> [WRITTEN PROBLEM]
Write out each line of the listing as it stands, without the images.

> [COLLECTED DATA]
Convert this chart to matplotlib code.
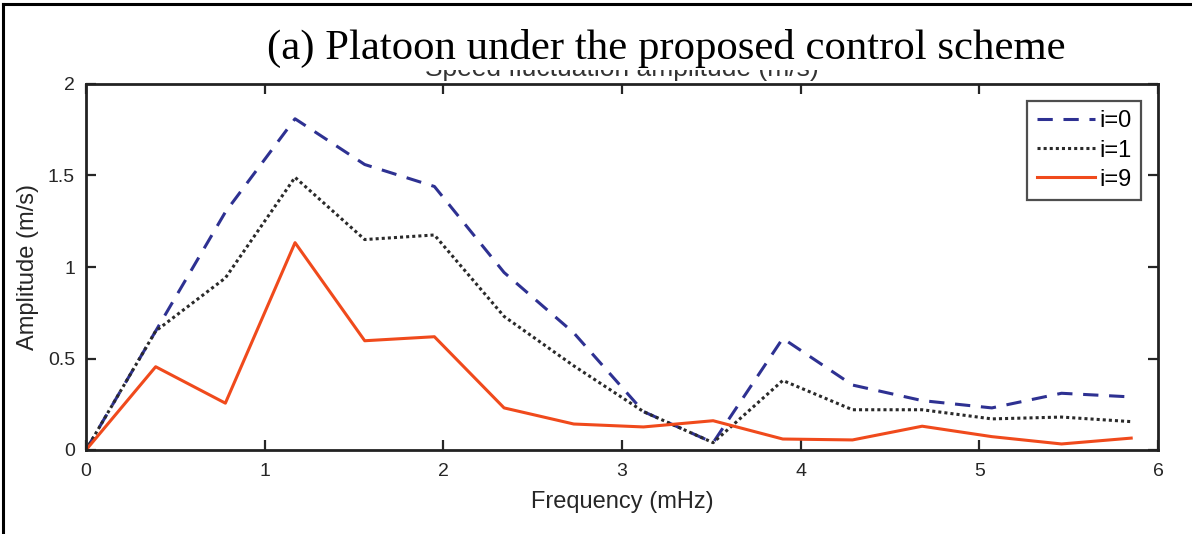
import matplotlib
matplotlib.use("Agg")
import matplotlib.pyplot as plt
from matplotlib.lines import Line2D
from matplotlib.transforms import Bbox, TransformedBbox

freq = [0, 0.39, 0.78, 1.17, 1.56, 1.95, 2.34, 2.73, 3.12, 3.51, 3.90, 4.29, 4.68, 5.07, 5.46, 5.85]
amp_i0 = [0, 0.65, 1.30, 1.81, 1.56, 1.44, 0.97, 0.64, 0.21, 0.04, 0.61, 0.355, 0.27, 0.23, 0.31, 0.29]
amp_i1 = [0, 0.65, 0.94, 1.49, 1.15, 1.175, 0.73, 0.46, 0.21, 0.04, 0.38, 0.22, 0.22, 0.17, 0.18, 0.155]
amp_i9 = [0, 0.455, 0.256, 1.133, 0.597, 0.619, 0.23, 0.142, 0.126, 0.16, 0.06, 0.055, 0.13, 0.073, 0.033, 0.065]
labels = ["i=0", "i=1", "i=9"]
xticks = [0, 1, 2, 3, 4, 5, 6]
yticks = [0, 0.5, 1, 1.5, 2]
ytick_labels = ["0", "0.5", "1", "1.5", "2"]

plt.rcParams['font.family'] = ['Liberation Sans', 'DejaVu Sans']

fig = plt.figure(figsize=(11.92, 5.34), dpi=100)
ax = fig.add_axes([86/1192, 84/534, (1158-86)/1192, (450-84)/534])

ax.plot(freq, amp_i0, color='#2e3192', linestyle=(0, (5, 3.5)), linewidth=2.2, label=labels[0])
ax.plot(freq, amp_i1, color='#2a2a2a', linestyle=(0, (1, 1)), linewidth=2.2, label=labels[1])
ax.plot(freq, amp_i9, color='#f04a1c', linestyle='-', linewidth=2.2, label=labels[2])

ax.set_xlim(0, 6)
ax.set_ylim(0, 2)
ax.set_xticks(xticks)
ax.set_xticklabels([str(t) for t in xticks])
ax.set_yticks(yticks)
ax.set_yticklabels(ytick_labels)
ax.tick_params(direction='in', length=7, width=1.6, top=True, right=True,
               labelsize=14, colors='#262626')
ax.tick_params(axis='y', pad=8)
ax.tick_params(axis='x', pad=9)
for s in ax.spines.values():
    s.set_linewidth(2.0)
    s.set_color('#222222')

ax.set_xlabel("Frequency (mHz)", fontsize=17, color='#262626', labelpad=8)
ax.set_ylabel("Amplitude (m/s)", fontsize=17, color='#262626', labelpad=6)
sub = ax.set_title("Speed fluctuation amplitude (m/s)", fontsize=19, color='#333333', pad=6)
# only the lower strip of this subtitle is visible in the reference (hidden by the big title)
sub.set_clip_box(TransformedBbox(Bbox([[0, 0], [1, (534 - 70) / 534]]), fig.transFigure))
sub.set_clip_on(True)

leg = ax.legend(loc='upper right', fontsize=17, handlelength=2.45, frameon=True,
                fancybox=False, edgecolor='#222222', borderaxespad=0.72,
                labelspacing=0.3, handletextpad=0.2, borderpad=0.4)
leg.get_frame().set_linewidth(1.6)

fig.text(666/1192, (534-48)/534, "(a) Platoon under the proposed control scheme",
         fontsize=30.8, family=['Liberation Serif', 'DejaVu Serif'], ha='center', va='center',
         color='black', zorder=6)

# outer frame lines (left and top)
fig.add_artist(Line2D([3/1192, 3/1192], [0, 1 - 4/534], transform=fig.transFigure,
                      color='black', linewidth=2.2, zorder=7))
fig.add_artist(Line2D([3/1192, 1], [1 - 4/534, 1 - 4/534], transform=fig.transFigure,
                      color='black', linewidth=2.2, zorder=7))

fig.savefig("out.png", dpi=100)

> [FULL OUTPUT]
Convert this chart to matplotlib code.
import matplotlib
matplotlib.use("Agg")
import matplotlib.pyplot as plt
from matplotlib.lines import Line2D
from matplotlib.transforms import Bbox, TransformedBbox

freq = [0, 0.39, 0.78, 1.17, 1.56, 1.95, 2.34, 2.73, 3.12, 3.51, 3.90, 4.29, 4.68, 5.07, 5.46, 5.85]
amp_i0 = [0, 0.65, 1.30, 1.81, 1.56, 1.44, 0.97, 0.64, 0.21, 0.04, 0.61, 0.355, 0.27, 0.23, 0.31, 0.29]
amp_i1 = [0, 0.65, 0.94, 1.49, 1.15, 1.175, 0.73, 0.46, 0.21, 0.04, 0.38, 0.22, 0.22, 0.17, 0.18, 0.155]
amp_i9 = [0, 0.455, 0.256, 1.133, 0.597, 0.619, 0.23, 0.142, 0.126, 0.16, 0.06, 0.055, 0.13, 0.073, 0.033, 0.065]
labels = ["i=0", "i=1", "i=9"]
xticks = [0, 1, 2, 3, 4, 5, 6]
yticks = [0, 0.5, 1, 1.5, 2]
ytick_labels = ["0", "0.5", "1", "1.5", "2"]

plt.rcParams['font.family'] = ['Liberation Sans', 'DejaVu Sans']

fig = plt.figure(figsize=(11.92, 5.34), dpi=100)
ax = fig.add_axes([86/1192, 84/534, (1158-86)/1192, (450-84)/534])

ax.plot(freq, amp_i0, color='#2e3192', linestyle=(0, (5, 3.5)), linewidth=2.2, label=labels[0])
ax.plot(freq, amp_i1, color='#2a2a2a', linestyle=(0, (1, 1)), linewidth=2.2, label=labels[1])
ax.plot(freq, amp_i9, color='#f04a1c', linestyle='-', linewidth=2.2, label=labels[2])

ax.set_xlim(0, 6)
ax.set_ylim(0, 2)
ax.set_xticks(xticks)
ax.set_xticklabels([str(t) for t in xticks])
ax.set_yticks(yticks)
ax.set_yticklabels(ytick_labels)
ax.tick_params(direction='in', length=7, width=1.6, top=True, right=True,
               labelsize=14, colors='#262626')
ax.tick_params(axis='y', pad=8)
ax.tick_params(axis='x', pad=9)
for s in ax.spines.values():
    s.set_linewidth(2.0)
    s.set_color('#222222')

ax.set_xlabel("Frequency (mHz)", fontsize=17, color='#262626', labelpad=8)
ax.set_ylabel("Amplitude (m/s)", fontsize=17, color='#262626', labelpad=6)
sub = ax.set_title("Speed fluctuation amplitude (m/s)", fontsize=19, color='#333333', pad=6)
# only the lower strip of this subtitle is visible in the reference (hidden by the big title)
sub.set_clip_box(TransformedBbox(Bbox([[0, 0], [1, (534 - 70) / 534]]), fig.transFigure))
sub.set_clip_on(True)

leg = ax.legend(loc='upper right', fontsize=17, handlelength=2.45, frameon=True,
                fancybox=False, edgecolor='#222222', borderaxespad=0.72,
                labelspacing=0.3, handletextpad=0.2, borderpad=0.4)
leg.get_frame().set_linewidth(1.6)

fig.text(666/1192, (534-48)/534, "(a) Platoon under the proposed control scheme",
         fontsize=30.8, family=['Liberation Serif', 'DejaVu Serif'], ha='center', va='center',
         color='black', zorder=6)

# outer frame lines (left and top)
fig.add_artist(Line2D([3/1192, 3/1192], [0, 1 - 4/534], transform=fig.transFigure,
                      color='black', linewidth=2.2, zorder=7))
fig.add_artist(Line2D([3/1192, 1], [1 - 4/534, 1 - 4/534], transform=fig.transFigure,
                      color='black', linewidth=2.2, zorder=7))

fig.savefig("out.png", dpi=100)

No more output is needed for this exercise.